Он сам отнёс письмо и сдал, как тогда полагалось, в кремлёвскую будку. А Эрдмана — так, во всяком случае, уверяла Елена Сергеевна — вскоре же перевели из глухого, погибельного угла в недальнюю ссылку, в Вышний Волочёк под Калинином, хотя вовсе освободить не решились. Булгаков был горд, приписывал случившееся силе своего письма и окончательно убедился, что между ним и владыкой полумира существует таинственная связь.
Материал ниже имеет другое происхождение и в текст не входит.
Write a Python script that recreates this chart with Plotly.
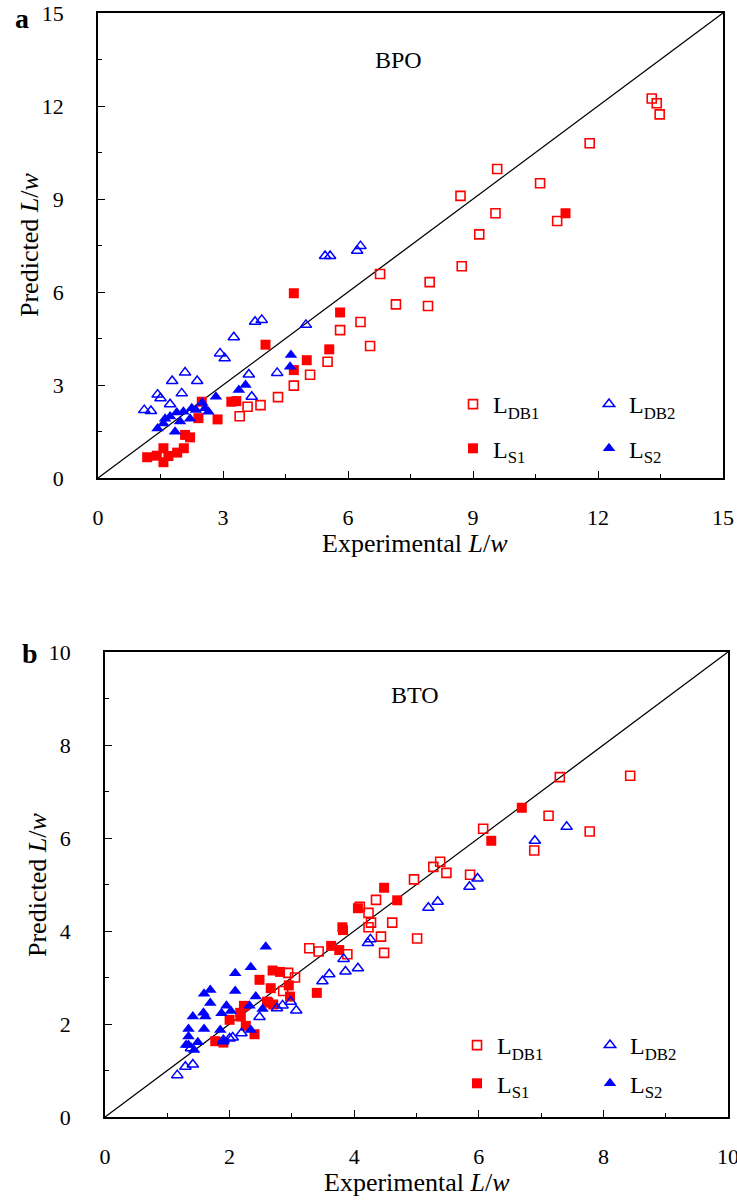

Если не затушёвывать сложные и трудные моменты в биографии и взглядах Булгакова, а этого не надо делать хотя бы из уважения к его собственной прямоте, то надо сказать, что искушение эмиграции не раз возникало на крутых поворотах его драматической судьбы. В 1921 году во Владикавказе Булгаков был недалёк от того, чтобы вместе со своим дальним родственником Н.Н. Покровским последовать в Тифлис, чтобы оттуда через открытую границу добраться до Стамбула — тогда он пошёл бы дорогами героев своей пьесы «Бег». Да и в 1929 году, в разгар газетной травли, он ещё колебался, не покинуть ли родину вместе с Л.Е. Белозерской, совершив вынужденный обстоятельствами отъезд, наподобие того, на какой в 1932 году решился Е.И. Замятин. (С Замятиным Булгаков дружил и провожал его в дальний путь на перроне Белорусского вокзала.)